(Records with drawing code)
=======

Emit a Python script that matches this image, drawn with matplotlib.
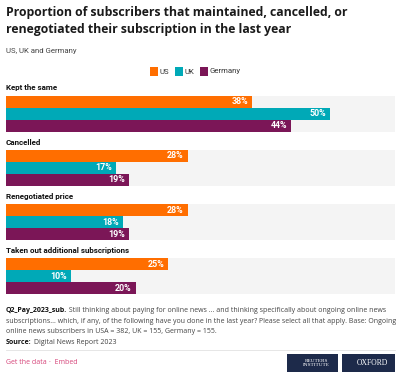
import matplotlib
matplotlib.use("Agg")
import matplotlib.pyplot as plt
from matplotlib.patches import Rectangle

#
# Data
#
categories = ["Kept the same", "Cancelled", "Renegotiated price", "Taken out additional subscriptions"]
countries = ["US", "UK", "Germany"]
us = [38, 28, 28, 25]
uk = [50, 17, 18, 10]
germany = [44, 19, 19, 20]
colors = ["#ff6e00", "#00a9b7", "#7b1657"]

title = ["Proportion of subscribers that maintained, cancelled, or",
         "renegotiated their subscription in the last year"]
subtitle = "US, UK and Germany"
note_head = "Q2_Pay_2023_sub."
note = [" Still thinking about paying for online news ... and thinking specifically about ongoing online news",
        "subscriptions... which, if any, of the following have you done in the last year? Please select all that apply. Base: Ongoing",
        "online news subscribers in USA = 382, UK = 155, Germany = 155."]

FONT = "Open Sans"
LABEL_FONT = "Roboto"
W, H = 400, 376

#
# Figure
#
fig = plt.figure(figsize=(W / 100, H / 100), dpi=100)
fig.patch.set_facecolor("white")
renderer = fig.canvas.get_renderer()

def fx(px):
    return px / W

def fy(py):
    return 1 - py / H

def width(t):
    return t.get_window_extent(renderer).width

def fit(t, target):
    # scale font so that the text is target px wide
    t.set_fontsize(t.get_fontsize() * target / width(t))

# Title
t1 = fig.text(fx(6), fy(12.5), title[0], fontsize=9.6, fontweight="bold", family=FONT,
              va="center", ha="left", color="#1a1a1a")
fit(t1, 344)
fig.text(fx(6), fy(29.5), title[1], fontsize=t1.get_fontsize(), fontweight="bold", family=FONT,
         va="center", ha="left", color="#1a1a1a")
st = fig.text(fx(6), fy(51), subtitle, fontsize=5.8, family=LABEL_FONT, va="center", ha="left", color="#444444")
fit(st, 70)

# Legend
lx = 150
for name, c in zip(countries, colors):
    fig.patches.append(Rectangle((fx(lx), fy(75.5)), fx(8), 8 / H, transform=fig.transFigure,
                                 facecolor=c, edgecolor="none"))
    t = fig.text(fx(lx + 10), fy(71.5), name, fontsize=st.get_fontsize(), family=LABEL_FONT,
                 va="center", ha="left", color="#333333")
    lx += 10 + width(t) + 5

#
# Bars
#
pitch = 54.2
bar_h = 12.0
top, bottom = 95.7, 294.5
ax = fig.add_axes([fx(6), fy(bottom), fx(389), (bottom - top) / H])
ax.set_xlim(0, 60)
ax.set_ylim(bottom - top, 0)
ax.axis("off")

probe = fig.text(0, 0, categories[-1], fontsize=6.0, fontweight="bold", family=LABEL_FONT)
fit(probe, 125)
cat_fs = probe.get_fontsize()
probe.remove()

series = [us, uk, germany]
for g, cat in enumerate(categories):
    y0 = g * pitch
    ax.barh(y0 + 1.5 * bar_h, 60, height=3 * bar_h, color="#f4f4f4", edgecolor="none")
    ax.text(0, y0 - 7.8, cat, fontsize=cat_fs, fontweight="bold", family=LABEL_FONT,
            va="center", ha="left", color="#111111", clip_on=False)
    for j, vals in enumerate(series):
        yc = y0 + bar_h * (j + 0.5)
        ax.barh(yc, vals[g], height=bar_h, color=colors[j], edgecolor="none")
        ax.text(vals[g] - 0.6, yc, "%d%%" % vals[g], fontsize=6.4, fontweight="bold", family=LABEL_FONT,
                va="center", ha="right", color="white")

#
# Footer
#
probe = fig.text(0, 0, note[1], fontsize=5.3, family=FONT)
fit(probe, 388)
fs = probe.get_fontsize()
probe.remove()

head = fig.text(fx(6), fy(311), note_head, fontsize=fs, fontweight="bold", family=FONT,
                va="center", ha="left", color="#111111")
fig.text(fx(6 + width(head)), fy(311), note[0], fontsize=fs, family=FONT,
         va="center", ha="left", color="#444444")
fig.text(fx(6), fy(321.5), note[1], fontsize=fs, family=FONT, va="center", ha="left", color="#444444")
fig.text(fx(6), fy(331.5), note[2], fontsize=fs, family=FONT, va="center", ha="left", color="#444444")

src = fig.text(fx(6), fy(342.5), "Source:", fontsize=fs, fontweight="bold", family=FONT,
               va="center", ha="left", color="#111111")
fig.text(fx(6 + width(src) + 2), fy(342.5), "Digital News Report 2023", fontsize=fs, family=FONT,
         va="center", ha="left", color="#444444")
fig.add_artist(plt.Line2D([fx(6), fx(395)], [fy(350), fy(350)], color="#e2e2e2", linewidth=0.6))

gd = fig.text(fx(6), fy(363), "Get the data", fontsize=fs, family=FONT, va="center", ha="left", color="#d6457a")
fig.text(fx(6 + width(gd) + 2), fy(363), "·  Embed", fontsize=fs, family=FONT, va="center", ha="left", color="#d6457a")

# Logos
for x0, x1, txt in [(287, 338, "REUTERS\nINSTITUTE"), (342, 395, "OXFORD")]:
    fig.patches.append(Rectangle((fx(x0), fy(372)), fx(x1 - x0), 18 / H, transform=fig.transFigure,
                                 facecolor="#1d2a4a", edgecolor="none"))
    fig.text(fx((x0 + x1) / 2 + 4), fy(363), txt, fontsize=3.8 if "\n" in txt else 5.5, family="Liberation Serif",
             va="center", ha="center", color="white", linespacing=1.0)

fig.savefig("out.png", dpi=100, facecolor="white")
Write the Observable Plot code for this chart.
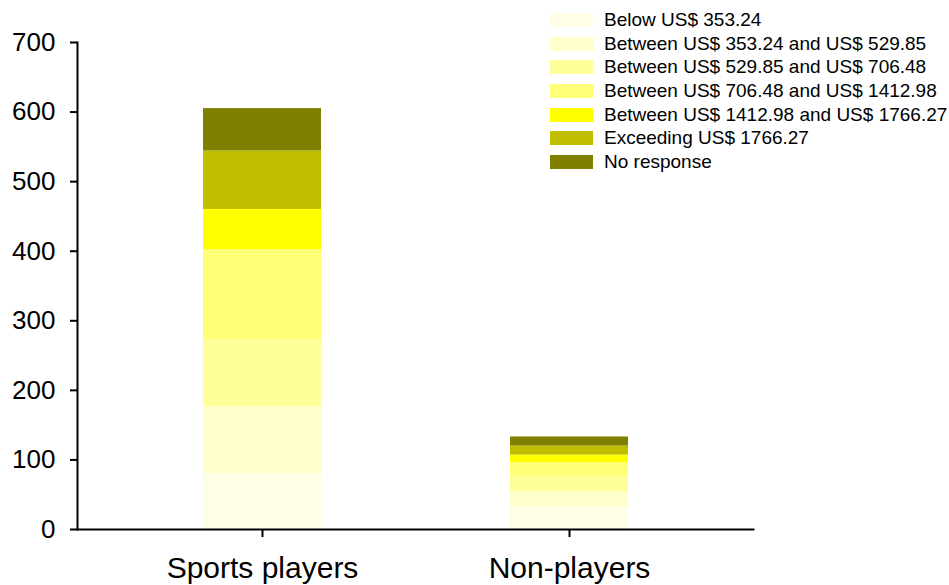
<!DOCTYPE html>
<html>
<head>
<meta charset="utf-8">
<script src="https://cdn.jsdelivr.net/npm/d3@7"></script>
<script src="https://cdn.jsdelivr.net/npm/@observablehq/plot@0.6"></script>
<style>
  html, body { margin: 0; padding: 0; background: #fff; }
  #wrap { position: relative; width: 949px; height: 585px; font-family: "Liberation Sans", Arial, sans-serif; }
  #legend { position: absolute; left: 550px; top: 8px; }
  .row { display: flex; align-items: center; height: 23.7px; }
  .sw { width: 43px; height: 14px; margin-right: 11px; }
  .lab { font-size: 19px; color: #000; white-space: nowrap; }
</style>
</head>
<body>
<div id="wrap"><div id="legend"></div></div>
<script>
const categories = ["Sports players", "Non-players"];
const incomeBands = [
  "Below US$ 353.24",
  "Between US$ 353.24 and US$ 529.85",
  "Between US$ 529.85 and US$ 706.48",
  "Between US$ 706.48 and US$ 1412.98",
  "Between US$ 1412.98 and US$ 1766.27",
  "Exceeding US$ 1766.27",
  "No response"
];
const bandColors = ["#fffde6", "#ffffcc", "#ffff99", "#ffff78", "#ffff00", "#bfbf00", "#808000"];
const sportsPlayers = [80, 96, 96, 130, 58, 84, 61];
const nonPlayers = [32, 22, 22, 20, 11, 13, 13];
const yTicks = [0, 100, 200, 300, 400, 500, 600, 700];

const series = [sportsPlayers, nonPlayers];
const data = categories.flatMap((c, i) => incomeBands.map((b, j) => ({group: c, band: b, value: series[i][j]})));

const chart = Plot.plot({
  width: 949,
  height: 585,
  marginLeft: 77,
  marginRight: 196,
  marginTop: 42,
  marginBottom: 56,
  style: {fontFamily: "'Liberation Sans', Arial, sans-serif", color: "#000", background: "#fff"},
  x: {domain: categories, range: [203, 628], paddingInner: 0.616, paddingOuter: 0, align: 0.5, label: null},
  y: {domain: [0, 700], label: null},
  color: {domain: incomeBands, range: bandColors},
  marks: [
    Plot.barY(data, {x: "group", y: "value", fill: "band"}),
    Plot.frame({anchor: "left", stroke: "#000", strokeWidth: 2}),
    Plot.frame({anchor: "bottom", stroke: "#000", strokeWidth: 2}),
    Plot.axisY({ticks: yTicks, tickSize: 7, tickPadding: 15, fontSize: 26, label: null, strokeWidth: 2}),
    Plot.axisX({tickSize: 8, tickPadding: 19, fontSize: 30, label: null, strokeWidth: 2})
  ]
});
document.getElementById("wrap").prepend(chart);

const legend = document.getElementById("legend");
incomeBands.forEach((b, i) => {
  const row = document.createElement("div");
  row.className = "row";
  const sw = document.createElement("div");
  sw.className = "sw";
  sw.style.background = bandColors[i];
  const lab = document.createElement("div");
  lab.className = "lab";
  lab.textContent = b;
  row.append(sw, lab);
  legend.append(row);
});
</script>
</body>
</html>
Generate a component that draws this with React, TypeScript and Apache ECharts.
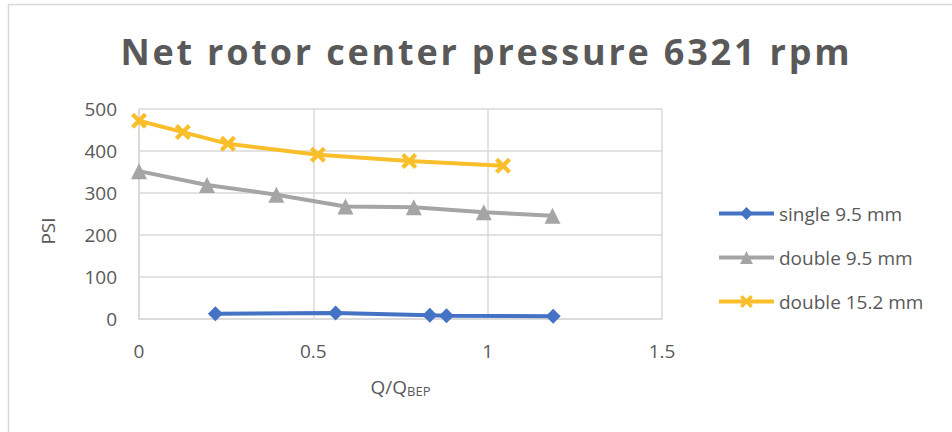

=======

What you will do: Select, from the listing, all lines that include the word "matplotlib".

Result of the exercise:
Emit a Python script that matches this image, drawn with matplotlib.
import matplotlib
matplotlib.use("Agg")
import matplotlib.pyplot as plt
from matplotlib.patches import Rectangle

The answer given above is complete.